Die Domfestspiele sind aus Verden und der Region nicht mehr wegzudenken. Das ist auch an der Unterstützung der vielen privaten und öffentlichen Förderer abzulesen, ohne die ein solches Mammutprojekt nach Aussage der Organisatoren nicht zu verwirklichen wäre.
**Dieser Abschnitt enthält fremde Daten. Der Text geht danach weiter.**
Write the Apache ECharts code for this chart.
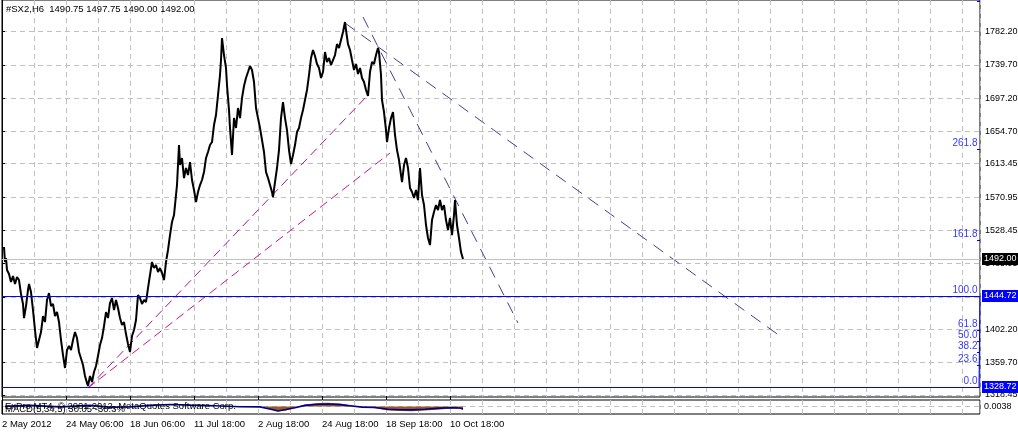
<!DOCTYPE html>
<html><head><meta charset="utf-8">
<script src="https://cdn.jsdelivr.net/npm/echarts@6/dist/echarts.min.js"></script>
<style>html,body{margin:0;padding:0;background:#fff}#c{width:1018px;height:432px}</style>
</head><body><div id="c"></div>
<script>
// ---- data ----
const symbolName = '#SX2,H6';
const lastOHLC = [1490.75, 1497.75, 1490.00, 1492.00];
// H6 bar number (counted from 2 May 2012) and price
const bars = [2,3,4,5,7,9,11,13,15,17,19,21,22,24,26,27,29,31,33,35,37,39,41,43,45,47,49,51,53,55,57,59,61,63,65,67,69,71,73,75,77,79,81,83,85,86,88,90,92,94,96,98,100,102,104,106,108,110,112,114,116,118,120,122,124,126,128,130,132,134,136,138,140,142,144,146,148,150,152,154,156,158,160,162,164,166,168,170,172,174,175,177,178,180,182,184,186,188,190,192,194,196,198,200,202,204,206,208,210,212,214,216,218,219,220,222,224,225,227,228,230,232,234,236,238,240,242,244,246,248,250,252,254,256,258,260,262,264,266,268,270,271,273,275,277,279,281,283,285,287,289,291,293,295,297,299,301,303,305,307,309,311,313,315,317,319,321,323,325,327,329,331,333,335,337,339,341,343,344,346,348,350,352,354,356,358,360,362,364,366,368,370,372,374,376,377,379,380,382,384,385,387,389,391,393,395,397,399,400,402,404,406,408,410,412,414,416,418,420,422,424,426,428,430,432,434,436,438,440,442,444,446,448,450,452,453,455,457,459,461];
const closes = [1507.2,1488.1,1493.2,1477.9,1472.8,1462.6,1470.2,1460.0,1468.9,1465.1,
1447.3,1434.5,1416.6,1431.9,1452.4,1460.0,1449.8,1426.8,1401.3,1378.4,
1388.6,1398.8,1419.2,1411.5,1439.6,1448.5,1431.9,1434.5,1419.2,1424.3,
1411.5,1388.6,1369.4,1352.9,1375.8,1380.9,1375.8,1388.6,1398.8,1391.1,
1373.3,1375.8,1356.7,1342.7,1333.7,1329.9,1342.7,1335.0,1347.8,1355.4,
1368.2,1382.2,1391.1,1406.4,1424.3,1416.6,1435.8,1442.1,1426.8,1439.6,
1429.4,1416.6,1407.7,1411.5,1396.2,1383.5,1373.3,1393.7,1401.3,1414.1,
1446.0,1442.1,1434.5,1439.6,1437.0,1454.9,1471.5,1488.1,1480.4,1484.2,
1475.3,1480.4,1474.0,1465.1,1488.1,1503.4,1522.5,1539.1,1548.0,1573.5,
1586.3,1637.3,1611.8,1620.7,1595.2,1608.0,1599.0,1615.6,1592.7,1579.9,
1564.6,1577.4,1586.3,1592.7,1602.9,1620.7,1628.4,1637.3,1641.1,1662.8,
1675.6,1701.1,1726.6,1745.7,1773.8,1752.1,1735.5,1713.8,1681.9,1659.0,
1624.5,1671.7,1659.0,1684.5,1671.7,1697.2,1712.6,1722.8,1730.4,1738.1,
1733.0,1717.7,1684.5,1671.7,1659.0,1643.7,1628.4,1602.9,1595.2,1592.7,
1577.4,1571.0,1590.1,1608.0,1630.9,1671.7,1692.1,1671.7,1656.4,1630.9,
1613.1,1624.5,1637.3,1653.9,1659.0,1671.7,1681.9,1694.7,1707.5,1726.6,
1748.3,1758.5,1750.8,1740.6,1735.5,1722.8,1730.4,1755.9,1743.2,1748.3,
1739.3,1745.7,1752.1,1766.1,1761.0,1771.2,1781.4,1794.2,1784.0,1766.1,
1758.5,1745.7,1733.0,1740.6,1727.9,1735.5,1722.8,1717.7,1707.5,1699.8,
1730.4,1743.2,1740.6,1752.1,1761.0,1755.9,1726.6,1694.7,1679.4,1656.4,
1641.1,1659.0,1671.7,1679.4,1650.1,1630.9,1618.2,1599.0,1590.1,1611.8,
1620.7,1608.0,1582.5,1577.4,1569.7,1579.9,1567.1,1608.0,1573.5,1560.8,
1535.3,1518.7,1509.7,1541.6,1551.8,1560.8,1554.4,1567.1,1554.4,1560.8,
1541.6,1528.9,1544.2,1522.5,1548.0,1567.1,1535.3,1518.7,1500.8,1492.0];
const priceTicks = [1318.45,1359.70,1402.20,1443.45,1485.95,1528.45,1570.95,1613.45,1654.70,1697.20,1739.70,1782.20];
const dateLabels = ['2 May 2012','24 May 06:00','18 Jun 06:00','11 Jul 18:00','2 Aug 18:00','24 Aug 18:00','18 Sep 18:00','10 Oct 18:00'];
const fibLow = 1328.72, fibHigh = 1444.72;
const fibLevels = [0, 23.6, 38.2, 50, 61.8, 100, 161.8, 261.8, 423.6];
const fibBar = 977;
const trendMagenta1 = [[86,1327.4],[366,1701.1]];
const trendMagenta2 = [[86,1327.4],[388,1627.1]];
const trendSlate1 = [[343,1792.9],[778,1393.7]];
const trendSlate2 = [[361,1800.6],[516,1410.3]];
const macdBars = [3,28,58,88,108,128,148,168,188,213,238,258,270,276,284,293,303,316,326,338,350,360,373,386,398,410,423,438,450,458,461];
const macdSignal = [0,9,-4,9,-6,-4,9,17,11,6,-3,-4,-26,-39,-26,-11,9,19,21,15,4,-6,-9,-24,-28,-30,-24,-15,-11,-14,-22];
const histBars = [262,270,276,284,293,303,316,326,338,350,360,373,386,398,410,423,438,450,458,461];
const histValues = [-3,-28,-42,-34,-12,16,30,32,24,8,-6,-16,-36,-40,-41,-34,-26,-18,-20,-28];
const copyrightText = 'ExPro MT4, © 2001-2012, MetaQuotes Software Corp.';
const indicatorText = 'MACD(5,34,5) 30.05 -30.3%';

// ---- chart ----
const FONT = 'Liberation Sans, Arial, sans-serif';
const FS = 9.5;
const dash = {color:'#c0c0c0', type:[5,4], width:1};
const chart = echarts.init(document.getElementById('c'), null, {renderer:'canvas'});
const fibPrice = r => +(fibLow + r/100*(fibHigh-fibLow)).toFixed(2);

const trend = (d, color, dtype) => ({
  type:'line', xAxisIndex:0, yAxisIndex:0, data:d, symbol:'none', silent:true,
  lineStyle:{color, width:1, type:dtype}, z:3
});
const priceBox = (v, bg) => ({yAxis:v, lineStyle:{color: bg === '#000' ? '#c0c0c0' : bg, width:1, type:'solid'},
  label:{show:true, position:'end', distance:2, formatter:v.toFixed(2), color:'#fff', backgroundColor:bg,
         padding:[2,3,1,2], fontSize:9, fontFamily:FONT}});

const option = {
  animation:false,
  backgroundColor:'#fff',
  textStyle:{fontFamily:FONT},
  grid:[
    {left:2, top:0, width:978, height:397, show:true, borderColor:'#000', borderWidth:1, outerBoundsMode:'none', containLabel:false},
    {left:2, top:400, width:978, height:14, show:true, borderColor:'#000', borderWidth:1, outerBoundsMode:'none', containLabel:false}
  ],
  xAxis:[
    {type:'value', gridIndex:0, min:0, max:978, interval:32,
     axisLine:{show:false}, axisTick:{show:false}, axisLabel:{show:false},
     splitLine:{show:true, lineStyle:dash}},
    {type:'value', gridIndex:1, min:0, max:978, interval:32,
     axisLine:{show:false}, axisTick:{show:false},
     axisLabel:{show:true, fontSize:FS, color:'#000', fontFamily:FONT, align:'left', margin:5,
       formatter:v => (v % 64 === 0 && v/64 < dateLabels.length) ? dateLabels[v/64] : ''},
     splitLine:{show:true, lineStyle:dash}},
    {type:'value', gridIndex:1, min:0, max:978,
     axisLine:{show:false}, axisLabel:{show:false}, splitLine:{show:false},
     axisTick:{show:true, length:4, lineStyle:{color:'#000'}, customValues:dateLabels.map((d,i)=>i*64)}}
  ],
  yAxis:[
    {type:'value', gridIndex:0, position:'right', min:1315.9, max:1822.3,
     axisLine:{show:true, lineStyle:{color:'#000'}},
     axisTick:{show:true, length:3, lineStyle:{color:'#000'}, customValues:priceTicks},
     axisLabel:{show:true, fontSize:9, color:'#000', fontFamily:FONT, margin:5,
       customValues:priceTicks, formatter:v => v.toFixed(2)},
     splitLine:{show:true, lineStyle:dash}},
    {type:'value', gridIndex:1, position:'right', min:-65, max:55,
     axisLine:{show:true, lineStyle:{color:'#000'}},
     axisTick:{show:false, customValues:[0]},
     axisLabel:{show:true, fontSize:9, color:'#000', fontFamily:FONT, margin:4,
       customValues:[0], formatter:() => '0.0038'},
     splitLine:{show:true, lineStyle:dash}}
  ],
  graphic:[
    {type:'text', left:6, top:4, z:100, style:{text:symbolName + '  ' + lastOHLC.map(v=>v.toFixed(2)).join(' '), font:FS+'px ' + FONT, fill:'#000'}},
    {type:'text', left:5, top:401, z:100, style:{text:copyrightText, font:FS+'px ' + FONT, fill:'#000'}},
    {type:'text', left:5, top:404, z:100, style:{text:indicatorText, font:FS+'px ' + FONT, fill:'#000'}}
  ],
  series:[
    {type:'line', name:'price', xAxisIndex:0, yAxisIndex:0, symbol:'none', silent:true,
     data:bars.map((b,i)=>[b, closes[i]]),
     lineStyle:{color:'#000', width:2}, z:4,
     markLine:{symbol:'none', silent:true, animation:false,
       data:[priceBox(lastOHLC[3], '#000'), priceBox(fibHigh, '#0000ff'), priceBox(fibLow, '#0000ff')]}},
    trend(trendMagenta1, '#a0189a', [9,5]),
    trend(trendMagenta2, '#cc1584', [9,5]),
    trend(trendSlate1, '#483d8b', [12,8]),
    trend(trendSlate2, '#483d8b', [12,8]),
    {type:'scatter', xAxisIndex:0, yAxisIndex:0, symbolSize:1, silent:true, z:5,
     itemStyle:{color:'rgba(0,0,0,0)'},
     data:fibLevels.map(r=>({value:[fibBar, fibPrice(r)], name:r.toFixed(1)})),
     label:{show:true, position:'left', distance:1, offset:[0,-6], formatter:p=>p.name, color:'#0000ff', fontSize:FS+0.5, fontFamily:FONT},
     markLine:{symbol:'none', silent:true, animation:false, label:{show:false},
       lineStyle:{color:'#0000ff', width:1, type:'solid'},
       data: fibLevels.map(r=>[{coord:[fibBar-2, fibPrice(r)]},{coord:[fibBar+1, fibPrice(r)]}])
         .concat([[{coord:[fibBar, fibLow]},{coord:[fibBar+1, fibHigh]}]])}},
    {type:'line', xAxisIndex:1, yAxisIndex:1, symbol:'none', silent:true,
     data:histBars.map((b,i)=>[b, histValues[i]]),
     lineStyle:{width:0}, areaStyle:{color:'#9a5a24', origin:0, opacity:1}, z:2},
    {type:'line', xAxisIndex:1, yAxisIndex:1, symbol:'none', silent:true,
     data:macdBars.map((b,i)=>[b, macdSignal[i]]),
     lineStyle:{color:'#00008b', width:1.6}, z:3}
  ]
};
chart.setOption(option);
</script></body></html>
Vor allem in den ersten Jahren mussten die Veranstalter viele Hürden überwinden. Auch das Wetter sorgte immer wieder für Probleme. Elektrikermeister Udo Lönnecker, seit 1998 mitverantwortlich für die technische Versorgung des Platzes, erinnert sich: "Zuerst waren ja noch nicht einmal die Tribünen überdacht. Das wurde erst 2003 nachgeholt." Die Zuschauer wussten den neuen Komfort sehr zu schätzen, besonders, als das Stück "Liebesleid und Mauerstreit" im Jahr 2005 förmlich abzusaufen drohte. "Wir haben immer 'Kondomfestspiele' gesagt", lacht Lönnecker und führt weiter aus: "Schon bei der Premiere gab es Dauerregen, alle hatten durchsichtige Überzüge über den Kostümen."
Ästhetik und Spielwitz
Und das war sehr schade, denn so konnten die Zuschauer die Kostüme kaum sehen. Sie sind eine besondere Spezialität der Domfestspiele, denn das Kostümbildner-Team um Beate Ambroselli achtet darauf, dass bei jeder Produktion exakt der Stil der jeweiligen Epoche getroffen wird. "Diesmal ist es ein fließender Übergang von der spanischen Mode zur Zeit des 30-jährigen Krieges", erklärt die gelernte Modedesignerin. "Die spanischen Elemente sind noch sichtbar; Pumphosen, Mühlsteinkragen und aufwendige Fältelungen, gedeckte dunkle Farben, hochgeschlossene Kleider." Die neu aufkommende Mode sei viel opulenter gewesen: "So wie bei den drei Musketieren, und für die Frauen fließende farbenfrohe Stoffe und viel Dekolleté."
Das sieht doch ganz nach einem großen Augenschmaus aus! Freuen darf sich das Publikum auf Momente der Hochspannung und des Nervenkitzels, auf viel Spaß und witzige Dialoge, auf ziemlich gruselige Szenen und eine Fülle schöner Bilder. Zum Beispiel, wenn der Domprediger im Schlummer liegt und dabei von hübschen Frauen träumt: So schräg und so schön zugleich – das neue Stück zeichnet sich durch Ästhetik und Spielwitz aus.
Die als Hexe verdächtigte Margarethe Sievers wird in der Folter gezwungen, noch weitere Frauen zu verraten: Drei Verdenerinnen sterben gewaltsam im Kerker. Margarethe selbst entgeht dem Massaker. Dieses wird dann Gegenstand einer raffinierten kriminalistischen Nebenhandlung, denn der Teufel, der für die Morde verantwortlich gemacht werden soll, pflegt üblicherweise nicht mit dem Messer zu morden.
Behäbiger Bonvivant
Der fiese Inquisitor Jan von Modder entdeckt übrigens nicht nur im gemeinen Volk die Spuren des Satans. Bischof Sigismund ist davon nicht sehr begeistert: Ist der behäbige Bonvivant doch allen sinnlichen Genüssen zugetan und keinesfalls an allzu akribischen Inquisitoren-Blicken interessiert. Diese Szenen rund um die Verdener Geistlichkeit dürften ganz besonders komisch werden.
Nun entspinnen sich allerlei Intrigen; die einen wollen Margarethe so schnell wie möglich ohne Kopf sehen, die anderen wollen sie retten. Der Schluss wird nicht verraten – nur so viel: Auf das Publikum der Verdener Domfestspiele, gern als norddeutsches Oberammergau bezeichnet, wartet ein echter Knalleffekt.